Just as an artificial superintelligence has infinite potential for harm, it can just as easily be beneficial, at least to its creators. If you have two adversarial nations, how could one nation trust the other with a system this powerful? Just as the launch of Sputnik by the USSR jolted the nascent US space program into overdrive, AI development is already far enough advanced that no one wants to come in second place in the AI race. The downside to falling behind is simply too great.
If the incentives are greater on the side of developing more sophisticated AIs than the next guy, then an AI arms-race is inevitable, and as we've already seen, there is no road to AGI that doesn't produce an ASI almost immediately afterward. So, if its emergence is almost guaranteed the more we research and develop artificial intelligence, then you have even more incentive to be the one who develops it first. That way, you stand the best chance that the superintelligence will be benevolent toward you, or at least not hostile.
Welcome to the Prisoner's Dilemma of artificial intelligence.
Should We Fear Artificial Superintelligence?

Of course.
As with every technological development, there are always unintended consequences, and once we have an artificial superintelligence, there is no going back.
But, we should remember that it’s in our nature to see the threat such a system poses because we are hardwired by evolution to spot danger and avoid it. Something this powerful could indeed decide, and would likely have the power, to exterminate all human life if its goal was to preserve the overall life of the planet. The greatest threat to life on Earth is human civilization, after all.

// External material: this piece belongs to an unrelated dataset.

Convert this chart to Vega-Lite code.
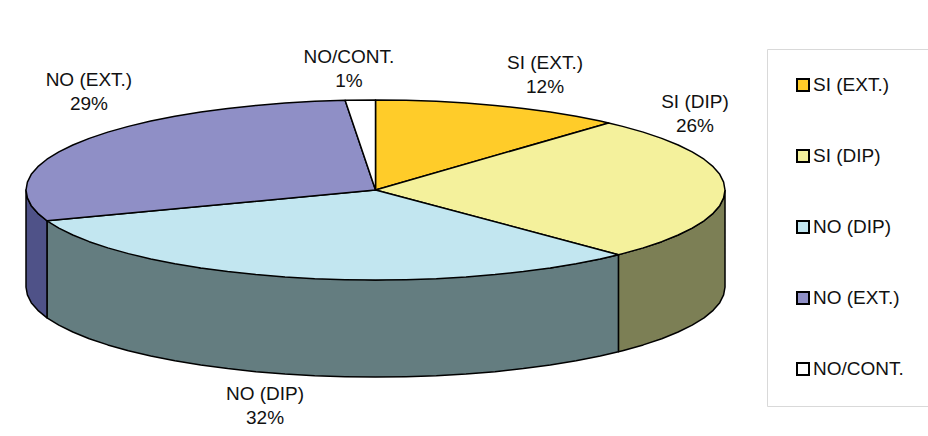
{"$schema":"https://vega.github.io/schema/vega-lite/v6.json","width":928,"height":436,"padding":0,"autosize":{"type":"none"},"background":"white","config":{"view":{"stroke":null},"font":"Liberation Sans"},
"datasets":{"faces":[
{"s":"SI (EXT.)","o":0,"x":0,"y":0},{"s":"SI (EXT.)","o":1,"x":0,"y":1},{"s":"SI (EXT.)","o":2,"x":0.087,"y":0.996},{"s":"SI (EXT.)","o":3,"x":0.174,"y":0.985},{"s":"SI (EXT.)","o":4,"x":0.259,"y":0.966},{"s":"SI (EXT.)","o":5,"x":0.342,"y":0.94},{"s":"SI (EXT.)","o":6,"x":0.423,"y":0.906},{"s":"SI (EXT.)","o":7,"x":0.5,"y":0.866},{"s":"SI (EXT.)","o":8,"x":0.574,"y":0.819},{"s":"SI (EXT.)","o":9,"x":0.643,"y":0.766},{"s":"SI (EXT.)","o":10,"x":0.667,"y":0.745},{"s":"SI (EXT.)","o":11,"x":0,"y":0},
{"s":"SI (DIP)","o":0,"x":0,"y":0},{"s":"SI (DIP)","o":1,"x":0.667,"y":0.745},{"s":"SI (DIP)","o":2,"x":0.707,"y":0.707},{"s":"SI (DIP)","o":3,"x":0.766,"y":0.643},{"s":"SI (DIP)","o":4,"x":0.819,"y":0.574},{"s":"SI (DIP)","o":5,"x":0.866,"y":0.5},{"s":"SI (DIP)","o":6,"x":0.906,"y":0.423},{"s":"SI (DIP)","o":7,"x":0.94,"y":0.342},{"s":"SI (DIP)","o":8,"x":0.966,"y":0.259},{"s":"SI (DIP)","o":9,"x":0.985,"y":0.174},{"s":"SI (DIP)","o":10,"x":0.996,"y":0.087},{"s":"SI (DIP)","o":11,"x":1,"y":0},{"s":"SI (DIP)","o":12,"x":0.996,"y":-0.087},{"s":"SI (DIP)","o":13,"x":0.985,"y":-0.174},{"s":"SI (DIP)","o":14,"x":0.966,"y":-0.259},{"s":"SI (DIP)","o":15,"x":0.94,"y":-0.342},{"s":"SI (DIP)","o":16,"x":0.906,"y":-0.423},{"s":"SI (DIP)","o":17,"x":0.866,"y":-0.5},{"s":"SI (DIP)","o":18,"x":0.819,"y":-0.574},{"s":"SI (DIP)","o":19,"x":0.766,"y":-0.643},{"s":"SI (DIP)","o":20,"x":0.707,"y":-0.707},{"s":"SI (DIP)","o":21,"x":0.695,"y":-0.719},{"s":"SI (DIP)","o":22,"x":0,"y":0},
{"s":"NO (DIP)","o":0,"x":0,"y":0},{"s":"NO (DIP)","o":1,"x":0.695,"y":-0.719},{"s":"NO (DIP)","o":2,"x":0.643,"y":-0.766},{"s":"NO (DIP)","o":3,"x":0.574,"y":-0.819},{"s":"NO (DIP)","o":4,"x":0.5,"y":-0.866},{"s":"NO (DIP)","o":5,"x":0.423,"y":-0.906},{"s":"NO (DIP)","o":6,"x":0.342,"y":-0.94},{"s":"NO (DIP)","o":7,"x":0.259,"y":-0.966},{"s":"NO (DIP)","o":8,"x":0.174,"y":-0.985},{"s":"NO (DIP)","o":9,"x":0.087,"y":-0.996},{"s":"NO (DIP)","o":10,"x":0,"y":-1},{"s":"NO (DIP)","o":11,"x":-0.087,"y":-0.996},{"s":"NO (DIP)","o":12,"x":-0.174,"y":-0.985},{"s":"NO (DIP)","o":13,"x":-0.259,"y":-0.966},{"s":"NO (DIP)","o":14,"x":-0.342,"y":-0.94},{"s":"NO (DIP)","o":15,"x":-0.423,"y":-0.906},{"s":"NO (DIP)","o":16,"x":-0.5,"y":-0.866},{"s":"NO (DIP)","o":17,"x":-0.574,"y":-0.819},{"s":"NO (DIP)","o":18,"x":-0.643,"y":-0.766},{"s":"NO (DIP)","o":19,"x":-0.707,"y":-0.707},{"s":"NO (DIP)","o":20,"x":-0.766,"y":-0.643},{"s":"NO (DIP)","o":21,"x":-0.819,"y":-0.574},{"s":"NO (DIP)","o":22,"x":-0.866,"y":-0.5},{"s":"NO (DIP)","o":23,"x":-0.906,"y":-0.423},{"s":"NO (DIP)","o":24,"x":-0.94,"y":-0.342},{"s":"NO (DIP)","o":25,"x":0,"y":0},
{"s":"NO (EXT.)","o":0,"x":0,"y":0},{"s":"NO (EXT.)","o":1,"x":-0.94,"y":-0.342},{"s":"NO (EXT.)","o":2,"x":-0.966,"y":-0.259},{"s":"NO (EXT.)","o":3,"x":-0.985,"y":-0.174},{"s":"NO (EXT.)","o":4,"x":-0.996,"y":-0.087},{"s":"NO (EXT.)","o":5,"x":-1,"y":0},{"s":"NO (EXT.)","o":6,"x":-0.996,"y":0.087},{"s":"NO (EXT.)","o":7,"x":-0.985,"y":0.174},{"s":"NO (EXT.)","o":8,"x":-0.966,"y":0.259},{"s":"NO (EXT.)","o":9,"x":-0.94,"y":0.342},{"s":"NO (EXT.)","o":10,"x":-0.906,"y":0.423},{"s":"NO (EXT.)","o":11,"x":-0.866,"y":0.5},{"s":"NO (EXT.)","o":12,"x":-0.819,"y":0.574},{"s":"NO (EXT.)","o":13,"x":-0.766,"y":0.643},{"s":"NO (EXT.)","o":14,"x":-0.707,"y":0.707},{"s":"NO (EXT.)","o":15,"x":-0.643,"y":0.766},{"s":"NO (EXT.)","o":16,"x":-0.574,"y":0.819},{"s":"NO (EXT.)","o":17,"x":-0.5,"y":0.866},{"s":"NO (EXT.)","o":18,"x":-0.423,"y":0.906},{"s":"NO (EXT.)","o":19,"x":-0.342,"y":0.94},{"s":"NO (EXT.)","o":20,"x":-0.259,"y":0.966},{"s":"NO (EXT.)","o":21,"x":-0.174,"y":0.985},{"s":"NO (EXT.)","o":22,"x":-0.087,"y":0.996},{"s":"NO (EXT.)","o":23,"x":0,"y":0},
{"s":"NO/CONT.","o":0,"x":0,"y":0},{"s":"NO/CONT.","o":1,"x":-0.087,"y":0.996},{"s":"NO/CONT.","o":2,"x":0,"y":1},{"s":"NO/CONT.","o":3,"x":0,"y":0}
],
"walls":[
{"s":"SI (DIP)","o":0,"x":1,"y":0},{"s":"SI (DIP)","o":1,"x":0.996,"y":-0.087},{"s":"SI (DIP)","o":2,"x":0.985,"y":-0.174},{"s":"SI (DIP)","o":3,"x":0.966,"y":-0.259},{"s":"SI (DIP)","o":4,"x":0.94,"y":-0.342},{"s":"SI (DIP)","o":5,"x":0.906,"y":-0.423},{"s":"SI (DIP)","o":6,"x":0.866,"y":-0.5},{"s":"SI (DIP)","o":7,"x":0.819,"y":-0.574},{"s":"SI (DIP)","o":8,"x":0.766,"y":-0.643},{"s":"SI (DIP)","o":9,"x":0.707,"y":-0.707},{"s":"SI (DIP)","o":10,"x":0.695,"y":-0.719},{"s":"SI (DIP)","o":11,"x":0.695,"y":-1.797},{"s":"SI (DIP)","o":12,"x":0.707,"y":-1.785},{"s":"SI (DIP)","o":13,"x":0.766,"y":-1.721},{"s":"SI (DIP)","o":14,"x":0.819,"y":-1.652},{"s":"SI (DIP)","o":15,"x":0.866,"y":-1.578},{"s":"SI (DIP)","o":16,"x":0.906,"y":-1.501},{"s":"SI (DIP)","o":17,"x":0.94,"y":-1.42},{"s":"SI (DIP)","o":18,"x":0.966,"y":-1.337},{"s":"SI (DIP)","o":19,"x":0.985,"y":-1.252},{"s":"SI (DIP)","o":20,"x":0.996,"y":-1.165},{"s":"SI (DIP)","o":21,"x":1,"y":-1.078},{"s":"SI (DIP)","o":22,"x":1,"y":0},
{"s":"NO (DIP)","o":0,"x":0.695,"y":-0.719},{"s":"NO (DIP)","o":1,"x":0.643,"y":-0.766},{"s":"NO (DIP)","o":2,"x":0.5,"y":-0.866},{"s":"NO (DIP)","o":3,"x":0,"y":-1},{"s":"NO (DIP)","o":4,"x":-0.5,"y":-0.866},{"s":"NO (DIP)","o":5,"x":-0.94,"y":-0.342},{"s":"NO (DIP)","o":6,"x":-0.94,"y":-1.42},{"s":"NO (DIP)","o":7,"x":-0.906,"y":-1.501},{"s":"NO (DIP)","o":8,"x":-0.866,"y":-1.578},{"s":"NO (DIP)","o":9,"x":-0.819,"y":-1.652},{"s":"NO (DIP)","o":10,"x":-0.766,"y":-1.721},{"s":"NO (DIP)","o":11,"x":-0.707,"y":-1.785},{"s":"NO (DIP)","o":12,"x":-0.643,"y":-1.844},{"s":"NO (DIP)","o":13,"x":-0.574,"y":-1.897},{"s":"NO (DIP)","o":14,"x":-0.5,"y":-1.944},{"s":"NO (DIP)","o":15,"x":-0.423,"y":-1.984},{"s":"NO (DIP)","o":16,"x":-0.342,"y":-2.018},{"s":"NO (DIP)","o":17,"x":-0.259,"y":-2.044},{"s":"NO (DIP)","o":18,"x":-0.174,"y":-2.063},{"s":"NO (DIP)","o":19,"x":-0.087,"y":-2.074},{"s":"NO (DIP)","o":20,"x":0,"y":-2.078},{"s":"NO (DIP)","o":21,"x":0.087,"y":-2.074},{"s":"NO (DIP)","o":22,"x":0.174,"y":-2.063},{"s":"NO (DIP)","o":23,"x":0.259,"y":-2.044},{"s":"NO (DIP)","o":24,"x":0.342,"y":-2.018},{"s":"NO (DIP)","o":25,"x":0.423,"y":-1.984},{"s":"NO (DIP)","o":26,"x":0.5,"y":-1.944},{"s":"NO (DIP)","o":27,"x":0.574,"y":-1.897},{"s":"NO (DIP)","o":28,"x":0.643,"y":-1.844},{"s":"NO (DIP)","o":29,"x":0.695,"y":-1.797},{"s":"NO (DIP)","o":30,"x":0.695,"y":-0.719},
{"s":"NO (EXT.)","o":0,"x":-0.94,"y":-0.342},{"s":"NO (EXT.)","o":1,"x":-0.966,"y":-0.259},{"s":"NO (EXT.)","o":2,"x":-0.985,"y":-0.174},{"s":"NO (EXT.)","o":3,"x":-0.996,"y":-0.087},{"s":"NO (EXT.)","o":4,"x":-1,"y":0},{"s":"NO (EXT.)","o":5,"x":-1,"y":-1.078},{"s":"NO (EXT.)","o":6,"x":-0.996,"y":-1.165},{"s":"NO (EXT.)","o":7,"x":-0.985,"y":-1.252},{"s":"NO (EXT.)","o":8,"x":-0.966,"y":-1.337},{"s":"NO (EXT.)","o":9,"x":-0.94,"y":-1.42},{"s":"NO (EXT.)","o":10,"x":-0.94,"y":-0.342}
],
"labels":[
{"t":"SI (EXT.)\n12%","x":0.485,"y":1.411},{"t":"SI (DIP)\n26%","x":0.914,"y":0.978},{"t":"NO (DIP)\n32%","x":-0.316,"y":-2.267},{"t":"NO (EXT.)\n29%","x":-0.82,"y":1.222},{"t":"NO/CONT.\n1%","x":-0.076,"y":1.478}
]},
"layer":[
{"data":{"name":"walls"},"mark":{"type":"line","filled":true,"stroke":"black","strokeWidth":1.5,"strokeJoin":"round","clip":false},"encoding":{"x":{"field":"x","type":"quantitative","axis":null,"scale":{"domain":[-1.0744,1.5808],"nice":false,"zero":false}},"y":{"field":"y","type":"quantitative","axis":null,"scale":{"domain":[-2.733,2.111],"nice":false,"zero":false}},"order":{"field":"o","type":"quantitative"},"fill":{"field":"s","type":"nominal","legend":null,"scale":{"domain":["SI (DIP)","NO (DIP)","NO (EXT.)"],"range":["#7C7F55","#647D80","#4F5288"]}}}},
{"data":{"name":"faces"},"mark":{"type":"line","filled":true,"stroke":"black","strokeWidth":1.5,"strokeJoin":"round"},"encoding":{"x":{"field":"x","type":"quantitative","axis":null},"y":{"field":"y","type":"quantitative","axis":null},"order":{"field":"o","type":"quantitative"},"fill":{"field":"s","type":"nominal","scale":{"domain":["SI (EXT.)","SI (DIP)","NO (DIP)","NO (EXT.)","NO/CONT."],"range":["#FFCC29","#F4F19C","#C2E6F0","#8F8FC6","#FFFFFF"]},"legend":{"title":null,"orient":"none","legendX":767,"legendY":49,"padding":26.5,"strokeColor":"#D9D9D9","fillColor":"white","symbolType":"square","symbolSize":144,"symbolStrokeColor":"black","symbolStrokeWidth":2,"symbolOpacity":1,"labelFont":"Liberation Sans","labelFontSize":19,"labelColor":"#111111","labelOffset":0.5,"rowPadding":50,"labelLimit":200}}}},
{"data":{"name":"labels"},"mark":{"type":"text","font":"Liberation Sans","fontSize":19,"color":"#111111","lineBreak":"\n","lineHeight":24,"align":"center","baseline":"middle"},"encoding":{"x":{"field":"x","type":"quantitative","axis":null},"y":{"field":"y","type":"quantitative","axis":null},"text":{"field":"t","type":"nominal"}}},
{"mark":{"type":"rule","color":"#CCCCCC","strokeWidth":1},"encoding":{"y":{"datum":1.989,"type":"quantitative","axis":null}}}
],
"resolve":{"scale":{"fill":"independent"}}}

But, if it has such power, it would have just as much power to prevent or even reverse Climate Change instead, and therein lies the choice humanity must make.
[see-also]
Just as the potential downsides of an ASI are endless, it is just as impossible to put a limit on the good something like this can accomplish. Whatever we think of, an ASI has the potential to do more. Climate change, the eradication of disease, the end of want and famine, an end to death itself, and even faster than light travel to distant galaxies are all just as conceivable—and maybe even more likely—a result of an ASI than the immortal, malevolent dictatorial monster that Elon Musk warns against.
We have every reason to believe that in the end, an ASI will work to our benefit. Every technological advance has come at a cost, but human civilization has advanced because of it. In the end, human beings have a solid track record when it comes to technology. Yes, we can produce weapons of incredible destructiveness, but we can also eradicate smallpox and polio. We have largely conquered famine as it is and even wars are on a steady decline.
If our future is anything like our past, then we can be justifiably optimistic about the future of artificial intelligence. An artificial superintelligence then will be what we make of it, just as children are more than just the biological product of their parents, so it's critical that we decide as a civilization just what sort of artificial superintelligence we wish to create.